DIRECTIONS: Take the listing from its first line through the line that contains "from matplotlib.ticker import MultipleLocator" and please retype those lines exactly, leaving out the pictures.

DATA SECTION:

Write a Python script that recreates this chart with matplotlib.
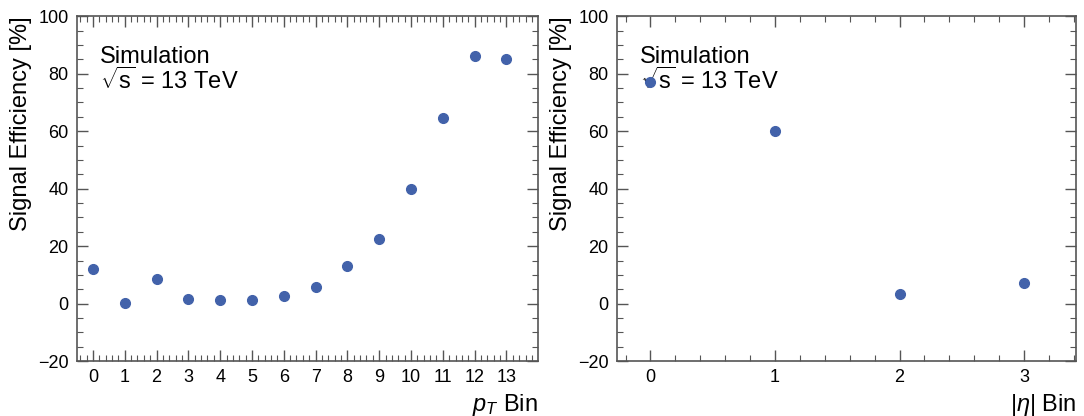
import numpy as np
import matplotlib
matplotlib.use('Agg')
import matplotlib.pyplot as plt
from matplotlib.ticker import MultipleLocator

#-- fonts: Helvetica-like look
plt.rcParams['font.family'] = ['Liberation Sans', 'DejaVu Sans']
plt.rcParams['mathtext.fontset'] = 'custom'
plt.rcParams['mathtext.rm'] = 'Liberation Sans'
plt.rcParams['mathtext.it'] = 'Liberation Sans:italic'
plt.rcParams['mathtext.bf'] = 'Liberation Sans:bold'

#-- data
pt_bins = [0, 1, 2, 3, 4, 5, 6, 7, 8, 9, 10, 11, 12, 13]
pt_eff  = [12.0, 0.2, 8.5, 1.6, 1.4, 1.2, 2.5, 5.7, 13.0, 22.4, 39.8, 64.5, 86.0, 85.0]
eta_bins = [0, 1, 2, 3]
eta_eff  = [77.0, 60.2, 3.3, 7.0]

color = '#4262aa'

fig = plt.figure(figsize=(10.84, 4.16), dpi=100)
ax1 = fig.add_axes([0.071, 0.132, 0.425, 0.829])
ax2 = fig.add_axes([0.569, 0.132, 0.424, 0.829])

def style(ax, xlim, xlabel):
    ax.set_xlim(*xlim)
    ax.set_ylim(-20, 100)
    ax.xaxis.set_major_locator(MultipleLocator(1))
    ax.xaxis.set_minor_locator(MultipleLocator(0.2))
    ax.yaxis.set_major_locator(MultipleLocator(20))
    ax.yaxis.set_minor_locator(MultipleLocator(5))
    ax.tick_params(which='both', direction='in', top=True, right=True,
                   labelsize=13, color='#555555')
    ax.tick_params(which='major', length=8, width=1.0, pad=6)
    ax.tick_params(which='minor', length=4, width=0.8)
    for sp in ax.spines.values():
        sp.set_color('#555555')
        sp.set_linewidth(1.2)
    ax.set_ylabel('Signal Efficiency [%]', fontsize=17, loc='top')
    ax.set_xlabel(xlabel, fontsize=17, loc='right')
    ax.text(0.05, 0.915, 'Simulation\n$\\sqrt{\\mathrm{s}}$ = 13 TeV', transform=ax.transAxes,
            fontsize=17, va='top', ha='left', linespacing=1.0)

ax1.plot(pt_bins, pt_eff, 'o', color=color, markersize=7, zorder=4)
style(ax1, (-0.5, 13.98), '$p_T$ Bin')

ax2.plot(eta_bins, eta_eff, 'o', color=color, markersize=7, zorder=4)
style(ax2, (-0.27, 3.42), '$|\\eta|$ Bin')

plt.savefig('out.png', dpi=100)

RESPONSE:
Write a Python script that recreates this chart with matplotlib.
import numpy as np
import matplotlib
matplotlib.use('Agg')
import matplotlib.pyplot as plt
from matplotlib.ticker import MultipleLocator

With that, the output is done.